During his lifetime Knutman’s dream-like, strongly personal and formally ambiguous visual universe never quite made the journey from the singular to the engaged, from what is merely worthy of interest to what is truly interesting: that which yields commercial interest. There must have been several reasons. Knutman must have been rather uninterested in appearing to be complex or sophisticated. He must have refrained from choosing between speaking of himself and others in images and letting images have their own lives and meanings. He must have avoided situations where he needed to show trust in middlemen such as dealers or curators. He must have felt more in tune with himself as a ten-year-old than with his contemporaries’ expectations of a seventy- or eighty-year-old image-maker.
I myself had the chance to collaborate with him on his partly retrospective solo exhibition at Lunds konsthall, ‘Wolf at the Door’, in 2010. I got to know him a little bit, and that is precisely why I choose not to make overdetermined statements about his intentions. In my experience, every ‘real’ artist is to some extent opaque.
I believe that the gouaches Magnus Karlsson has now chosen to exhibit provide evidence for what I have said here. They convey visions born from the encounter between Knutman’s inner world and the landscape around him (The Wheat Field, 2005; Kåseberga Hills, 2006). They merge illusory backdrops with ‘actors’ reduced to emblematic silhouettes (Sunday Afternoon, 1991); Knäbäck in Memoriam, 1991; Secret Encounter, 1997; The Proposal, 1999). They stage, with similar methods, his own memory images from art school in London and the studio in Lund (The Gouache Painter, 1979; The Study, 1985; Fateful Drama, 1991). Sometimes they veer towards the macabre and the occult (Food for the Spirit, 1991; Games of the Night, 1991; Mystery Play, 1991). Other times they reconnect to what appears to have been a fictitious childhood idyll (Beach Outing, 2002; Happy Days, 2005).

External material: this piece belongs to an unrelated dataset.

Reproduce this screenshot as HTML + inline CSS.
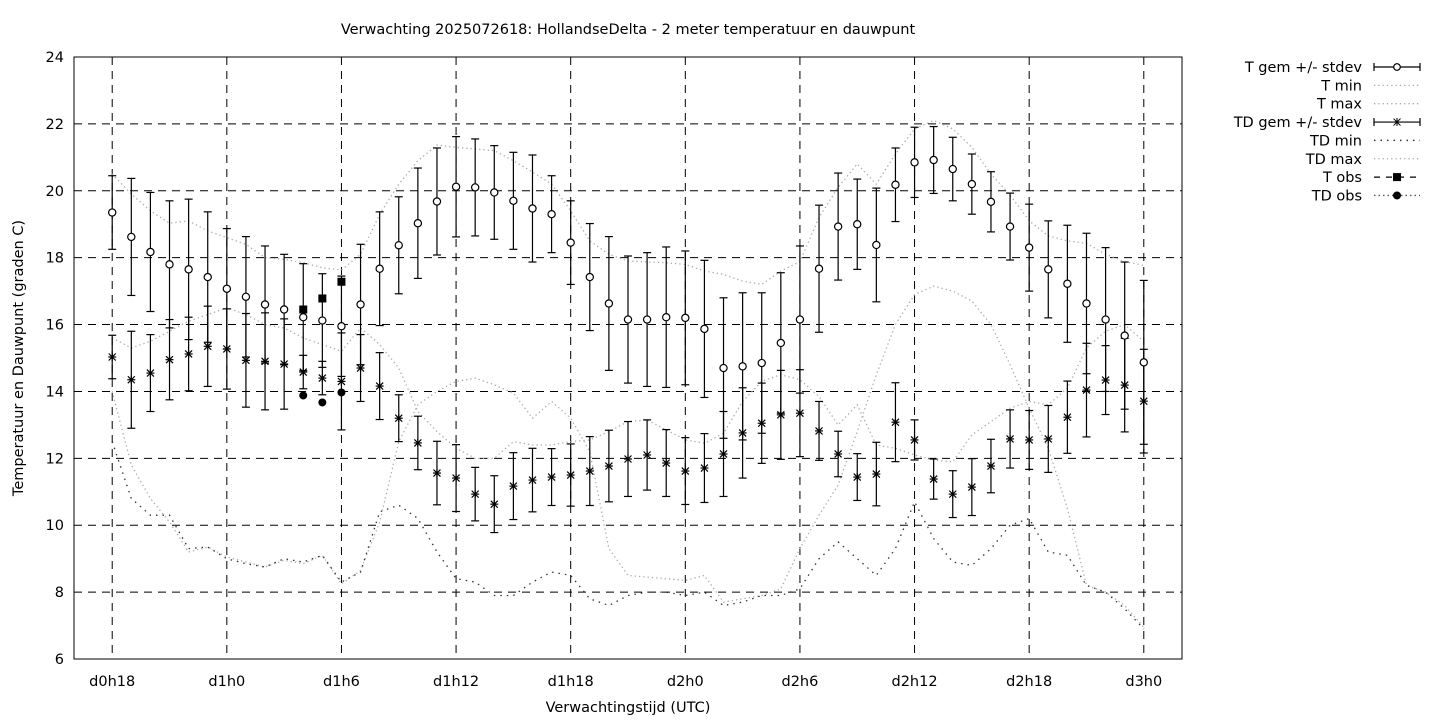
<!DOCTYPE html>
<html><head><meta charset="utf-8"><title>HollandseDelta chart</title>
<style>html,body{margin:0;padding:0;background:#fff}svg{display:block;font-family:"DejaVu Sans","Liberation Sans",sans-serif}</style>
</head><body>
<svg id="chart" width="1440" height="720" viewBox="0 0 1440 720" xmlns="http://www.w3.org/2000/svg">
<rect width="1440" height="720" fill="#fff"/>
<text x="628" y="34" font-size="14.5" text-anchor="middle">Verwachting 2025072618: HollandseDelta - 2 meter temperatuur en dauwpunt</text>
<text transform="translate(23,358) rotate(-90)" font-size="14.5" text-anchor="middle">Temperatuur en Dauwpunt (graden C)</text>
<text x="628" y="712" font-size="14.5" text-anchor="middle">Verwachtingstijd (UTC)</text>
<g id="grid"></g>
<g id="series"></g>
<rect x="74" y="57" width="1108" height="602" fill="none" stroke="#000" stroke-width="1"/>
<g id="legend"></g>
</svg>
<script>
const yTicks = [6,8,10,12,14,16,18,20,22,24];
const xTickHours = [0,6,12,18,24,30,36,42,48,54];
const xTickLabels = ["d0h18","d1h0","d1h6","d1h12","d1h18","d2h0","d2h6","d2h12","d2h18","d3h0"];
const tMean = [19.35,18.62,18.17,17.8,17.65,17.42,17.07,16.83,16.6,16.45,16.22,16.12,15.95,16.6,17.67,18.37,19.03,19.68,20.12,20.1,19.95,19.7,19.47,19.3,18.45,17.42,16.63,16.15,16.15,16.22,16.2,15.87,14.7,14.75,14.85,15.45,16.15,17.67,18.93,19.0,18.38,20.18,20.85,20.92,20.65,20.2,19.67,18.93,18.3,17.65,17.22,16.63,16.15,15.67,14.87];
const tSd = [1.1,1.75,1.78,1.9,2.1,1.95,1.8,1.8,1.75,1.65,1.6,1.4,1.5,1.8,1.7,1.45,1.65,1.6,1.5,1.45,1.4,1.45,1.6,1.15,1.25,1.6,2.0,1.9,2.0,2.1,2.0,2.05,2.1,2.2,2.1,2.1,2.2,1.9,1.6,1.35,1.7,1.1,1.05,1.0,0.95,0.9,0.9,1.0,1.3,1.45,1.75,2.1,2.15,2.2,2.45];
const tdMean = [15.03,14.35,14.55,14.95,15.12,15.35,15.27,14.93,14.9,14.82,14.58,14.4,14.3,14.7,14.16,13.2,12.46,11.56,11.41,10.93,10.63,11.17,11.35,11.44,11.5,11.62,11.77,11.98,12.1,11.86,11.62,11.71,12.13,12.76,13.05,13.3,13.35,12.82,12.13,11.44,11.53,13.08,12.55,11.38,10.93,11.14,11.77,12.58,12.55,12.58,13.23,14.04,14.34,14.19,13.71];
const tdSd = [0.65,1.45,1.15,1.2,1.1,1.2,1.2,1.4,1.45,1.35,0.5,0.5,1.45,1.0,1.0,0.7,0.8,0.95,1.0,0.8,0.85,1.0,0.95,0.85,0.93,1.03,1.07,1.12,1.05,1.0,1.0,1.03,1.27,1.35,1.2,1.33,1.3,0.88,0.68,0.7,0.95,1.18,0.6,0.6,0.7,0.85,0.8,0.87,0.88,1.0,1.08,1.4,1.03,1.4,1.55];
const tMin = [15.6,15.3,15.5,15.8,16.1,16.3,16.5,16.3,16.0,15.9,15.6,15.4,15.2,15.9,15.4,14.7,13.4,12.8,12.3,12.0,12.0,12.5,12.4,12.4,12.5,12.55,12.8,13.1,13.15,12.85,12.55,12.45,12.75,13.7,14.3,14.5,14.35,13.85,13.0,13.6,12.4,12.3,12.1,11.95,11.9,12.7,13.1,13.5,13.7,13.6,14.1,15.3,15.8,16.0,15.5];
const tMax = [20.5,19.9,19.4,19.03,19.1,18.8,18.6,18.4,18.0,17.95,17.85,17.7,17.63,18.1,19.3,20.2,20.9,21.37,21.3,21.25,21.2,20.9,20.56,20.2,19.4,18.5,18.1,17.9,17.87,17.85,17.8,17.6,17.5,17.3,17.2,17.6,17.88,19.2,20.1,20.8,20.2,21.1,21.85,22.1,21.85,21.3,20.5,19.87,19.1,18.65,18.5,18.43,18.1,17.88,17.77];
const tdMin = [12.5,10.8,10.3,10.3,9.3,9.35,9.0,8.85,8.75,9.0,8.9,9.1,8.3,8.6,10.4,10.6,10.2,9.2,8.4,8.3,7.9,7.9,8.3,8.6,8.5,7.8,7.6,7.9,8.0,8.0,7.9,8.0,7.6,7.7,7.9,7.9,8.1,9.0,9.5,9.0,8.5,9.3,10.7,9.6,8.9,8.8,9.3,10.0,10.2,9.2,9.1,8.2,8.0,7.5,6.9];
const tdMax = [14.0,11.8,10.8,10.1,9.2,9.35,9.05,8.9,8.75,8.95,8.85,9.1,8.25,8.65,10.1,12.5,13.6,14.0,14.3,14.4,14.2,13.95,13.2,13.7,13.2,12.2,9.3,8.5,8.45,8.4,8.35,8.5,7.7,7.8,7.9,8.1,9.3,10.3,11.2,12.8,14.5,16.0,16.9,17.15,17.0,16.7,16.0,14.8,13.5,12.3,10.5,8.2,8.0,7.6,6.95];
const obsHours = [10,11,12];
const tObs = [16.45,16.78,17.28];
const tdObs = [13.88,13.67,13.97];

const NS = "http://www.w3.org/2000/svg";
const X0 = 74, X1 = 1182, Y0 = 57, Y1 = 659;
const HMIN = -2, HMAX = 56, VMIN = 6, VMAX = 24;
function xs(h){ return X0 + (h - HMIN) / (HMAX - HMIN) * (X1 - X0); }
function ys(v){ return Y1 - (v - VMIN) / (VMAX - VMIN) * (Y1 - Y0); }
function mk(tag, attrs, parent){ const e = document.createElementNS(NS, tag); for (const k in attrs) e.setAttribute(k, attrs[k]); parent.appendChild(e); return e; }

const grid = document.getElementById('grid');
yTicks.forEach((v) => {
  const y = ys(v);
  if (v > VMIN && v < VMAX) {
    const gl = mk('line', {x1:X0, x2:X1, y1:y, y2:y, stroke:'#000', 'stroke-width':1, 'stroke-dasharray':'8,6'}, grid);
    
    
  }
  const t = mk('text', {x:X0 - 10, y:y + 5, 'font-size':14.5, 'text-anchor':'end'}, grid);
  t.textContent = v;
  
  
});
xTickHours.forEach((h, i) => {
  const x = xs(h);
  const gl = mk('line', {x1:x, x2:x, y1:Y0, y2:Y1, stroke:'#000', 'stroke-width':1, 'stroke-dasharray':'8,6'}, grid);
  
  
  const t = mk('text', {x:x, y:686, 'font-size':14.5, 'text-anchor':'middle'}, grid);
  t.textContent = xTickLabels[i];
  
  
});

const series = document.getElementById('series');
function dotted(arr, color, name, dash){
  const pts = arr.map((v, i) => xs(i).toFixed(1) + ',' + ys(v).toFixed(1)).join(' ');
  const p = mk('polyline', {points:pts, fill:'none', stroke:color, 'stroke-width':1.3, 'stroke-dasharray':dash}, series);
  
  
}
dotted(tMin, '#aaa', 't-min-line', '1.3,3');
dotted(tMax, '#aaa', 't-max-line', '1.3,3');
dotted(tdMax, '#aaa', 'td-max-line', '1.3,3');
dotted(tdMin, '#333', 'td-min-line', '1.5,5');

function errbar(i, m, s, name){
  const x = xs(i), yt = ys(m + s), yb = ys(m - s);
  const g = mk('g', {stroke:'#000', 'stroke-width':1.2}, series);
  
  
  mk('line', {x1:x, x2:x, y1:yt, y2:yb}, g);
  mk('line', {x1:x-4, x2:x+4, y1:yt, y2:yt}, g);
  mk('line', {x1:x-4, x2:x+4, y1:yb, y2:yb}, g);
}
tdMean.forEach((m, i) => {
  errbar(i, m, tdSd[i], 'td-errorbar');
  const x = xs(i), y = ys(m);
  const g = mk('g', {stroke:'#000', 'stroke-width':1.2}, series);
  
  
  mk('line', {x1:x-3.5, x2:x+3.5, y1:y-3.5, y2:y+3.5}, g);
  mk('line', {x1:x-3.5, x2:x+3.5, y1:y+3.5, y2:y-3.5}, g);
  mk('line', {x1:x, x2:x, y1:y-4, y2:y+4}, g);
  mk('line', {x1:x-4, x2:x+4, y1:y, y2:y}, g);
});
tMean.forEach((m, i) => {
  errbar(i, m, tSd[i], 't-errorbar');
  const c = mk('circle', {cx:xs(i), cy:ys(m), r:3.6, fill:'#fff', stroke:'#000', 'stroke-width':1.2}, series);
  
  
});
obsHours.forEach((h, k) => {
  const x = xs(h);
  const r = mk('rect', {x:x-4, y:ys(tObs[k])-4, width:8, height:8, fill:'#000'}, series);
  
  
  const c = mk('circle', {cx:x, cy:ys(tdObs[k]), r:4, fill:'#000'}, series);
  
  
});

const legendLabels = ["T gem +/- stdev","T min","T max","TD gem +/- stdev","TD min","TD max","T obs","TD obs"];
const legend = document.getElementById('legend');
legendLabels.forEach((lab, k) => {
  const y = 67 + k * 18.35;
  const g = mk('g', {}, legend);
  
  
  const t = mk('text', {x:1362, y:y + 5, 'font-size':14.5, 'text-anchor':'end'}, g);
  t.textContent = lab;
  const xa = 1374, xb = 1420, xm = 1397;
  if (k === 0 || k === 3) {
    mk('line', {x1:xa, x2:xb, y1:y, y2:y, stroke:'#000', 'stroke-width':1.2}, g);
    mk('line', {x1:xa, x2:xa, y1:y-4, y2:y+4, stroke:'#000', 'stroke-width':1.2}, g);
    mk('line', {x1:xb, x2:xb, y1:y-4, y2:y+4, stroke:'#000', 'stroke-width':1.2}, g);
    if (k === 0) mk('circle', {cx:xm, cy:y, r:3.3, fill:'#fff', stroke:'#000', 'stroke-width':1.2}, g);
    else { mk('line', {x1:xm-3.5, x2:xm+3.5, y1:y-3.5, y2:y+3.5, stroke:'#000'}, g); mk('line', {x1:xm-3.5, x2:xm+3.5, y1:y+3.5, y2:y-3.5, stroke:'#000'}, g); mk('line', {x1:xm, x2:xm, y1:y-4, y2:y+4, stroke:'#000'}, g); }
  } else if (k === 4) {
    mk('line', {x1:xa, x2:xb, y1:y, y2:y, stroke:'#333', 'stroke-width':1.5, 'stroke-dasharray':'1.5,5'}, g);
  } else if (k === 6) {
    mk('line', {x1:xa, x2:xb, y1:y, y2:y, stroke:'#000', 'stroke-width':1.2, 'stroke-dasharray':'6,6'}, g);
    mk('rect', {x:xm-4, y:y-4, width:8, height:8, fill:'#000'}, g);
  } else if (k === 7) {
    mk('line', {x1:xa, x2:xb, y1:y, y2:y, stroke:'#555', 'stroke-width':1.3, 'stroke-dasharray':'1.5,3'}, g);
    mk('circle', {cx:xm, cy:y, r:4, fill:'#000'}, g);
  } else {
    mk('line', {x1:xa, x2:xb, y1:y, y2:y, stroke:'#aaa', 'stroke-width':1.3, 'stroke-dasharray':'1.3,3'}, g);
  }
});
</script>
</body></html>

Bruno Knutman’s gouaches from the 30 years between 1979 and 2009 move between what is clearly spelled out and what is purposely kept behind a thin film of opaque white. The technique makes even the darker parts of his motifs look like stations on a pilgrimage from shadow to light, from the already seen to the yet unseen, the sun’s descent and ascension. It is suitable that the exhibition lends its title from The Remote Viewer (1996) and its Janus head (or its two profiles in interaction).